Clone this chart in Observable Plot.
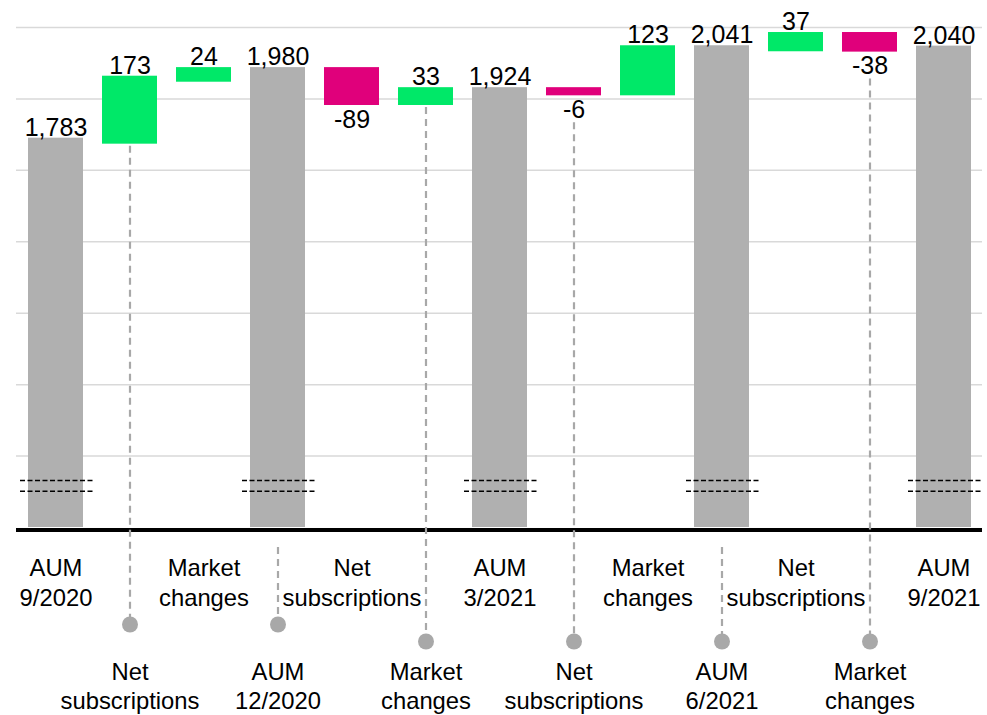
<!DOCTYPE html>
<html><head><meta charset="utf-8">
<script src="https://cdn.jsdelivr.net/npm/d3@7"></script>
<script src="https://cdn.jsdelivr.net/npm/@observablehq/plot@0.6"></script>
<style>
body{margin:0;background:#fff}
#chart{width:987px;height:715px}
</style>
</head><body><div id="chart"></div>
<script>
// ---- data ----
const labels = [
  "AUM\n9/2020", "Net\nsubscriptions", "Market\nchanges", "AUM\n12/2020",
  "Net\nsubscriptions", "Market\nchanges", "AUM\n3/2021", "Net\nsubscriptions",
  "Market\nchanges", "AUM\n6/2021", "Net\nsubscriptions", "Market\nchanges", "AUM\n9/2021"
];
const kinds = ["total","delta","delta","total","delta","delta","total","delta","delta","total","delta","delta","total"];
const values = [1783, 173, 24, 1980, -89, 33, 1924, -6, 123, 2041, 37, -38, 2040];
const yDomain = [696, 2092];   // truncated value axis (broken at the bottom)

// ---- styles ----
const colors = {total: "#b0b0b0", up: "#00e868", down: "#e0007b"};
const leaderColor = "#a8a8a8";
const font = "'Liberation Sans', Arial, Helvetica, sans-serif";

const fmt = d3.formatLocale({decimal: ".", thousands: ",", grouping: [3], currency: ["", ""], minus: "-"}).format(",");

let running = 0;
const rows = values.map((v, i) => {
  let lo, hi;
  if (kinds[i] === "total") { running = v; lo = yDomain[0]; hi = v; }
  else { const s = running; running += v; lo = Math.min(s, running); hi = Math.max(s, running); }
  const type = kinds[i] === "total" ? "total" : (v >= 0 ? "up" : "down");
  return {i, label: labels[i], value: v, lo, hi, type, text: fmt(v), row: i % 2};
});
const totals = rows.filter(d => d.type === "total");
const floats = rows.filter(d => d.type !== "total");
const gridTicks = d3.range(1, 8).map(k => yDomain[0] + k * (yDomain[1] - yDomain[0]) / 7);

const leaderMarks = rows.filter(d => d.row === 1).flatMap(d => {
  const drop = d.i < 4 ? 97 : 114;
  const start = d.type === "total" ? yDomain[0] : d.lo;
  const insetTop = d.type === "total" ? 20 : d.type === "up" ? 8 : 33;
  return [
    Plot.ruleX([d], {x: "i", y1: () => start, y2: () => yDomain[0], insetTop, insetBottom: -drop,
      stroke: leaderColor, strokeWidth: 2.2, strokeDasharray: "7,5"}),
    Plot.dot([d], {x: "i", frameAnchor: "bottom", dy: drop, r: 8, fill: leaderColor})
  ];
});

const chart = Plot.plot({
  width: 987, height: 715,
  marginLeft: 16, marginRight: 5, marginTop: 27, marginBottom: 188,
  style: {fontFamily: font, background: "#fff", color: "#000"},
  x: {type: "band", domain: d3.range(values.length), paddingInner: 0.26, paddingOuter: 0.135, axis: null},
  y: {domain: yDomain, axis: null},
  marks: [
    Plot.gridY(gridTicks, {stroke: "#d9d9d9", strokeOpacity: 1, strokeWidth: 1.5}),
    Plot.barY(totals, {x: "i", y1: "lo", y2: "hi", fill: colors.total}),
    Plot.barY(floats, {x: "i", y1: "lo", y2: "hi", fill: d => colors[d.type], insetBottom: -6}),
    Plot.tickY(totals, {x: "i", y: () => yDomain[0], dy: -47, stroke: "#000", strokeWidth: 1.5,
      strokeDasharray: "5,2.5", insetLeft: -8, insetRight: -11}),
    Plot.tickY(totals, {x: "i", y: () => yDomain[0], dy: -36.3, stroke: "#000", strokeWidth: 1.5,
      strokeDasharray: "5,2.5", insetLeft: -8, insetRight: -11}),
    Plot.ruleY([yDomain[0]], {stroke: "#000", strokeWidth: 4, dy: 2.5}),
    ...leaderMarks,
    Plot.text(rows.filter(d => d.type !== "down"), {x: "i", y: "hi", text: "text",
      lineAnchor: "bottom", dy: -2.5, fontSize: 25, fill: "#000"}),
    Plot.text(rows.filter(d => d.type === "down"), {x: "i", y: "lo", text: "text",
      lineAnchor: "top", dy: 10.5, fontSize: 25, fill: "#000"}),
    Plot.text(rows.filter(d => d.row === 0), {x: "i", text: "label", frameAnchor: "bottom",
      lineAnchor: "top", dy: 28, fontSize: 23.8, lineHeight: 1.24, fill: "#000"}),
    Plot.text(rows.filter(d => d.row === 1), {x: "i", text: "label", frameAnchor: "bottom",
      lineAnchor: "top", dy: 131.5, fontSize: 23.8, lineHeight: 1.24, fill: "#000"})
  ]
});
document.getElementById("chart").appendChild(chart);
</script>
</body></html>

● **What you are asked to do**
Return all lines containing the word "chart".

● **Response to the exercise**
Clone this chart in Observable Plot.
#chart{width:987px;height:715px}
</head><body><div id="chart"></div>
const chart = Plot.plot({
document.getElementById("chart").appendChild(chart);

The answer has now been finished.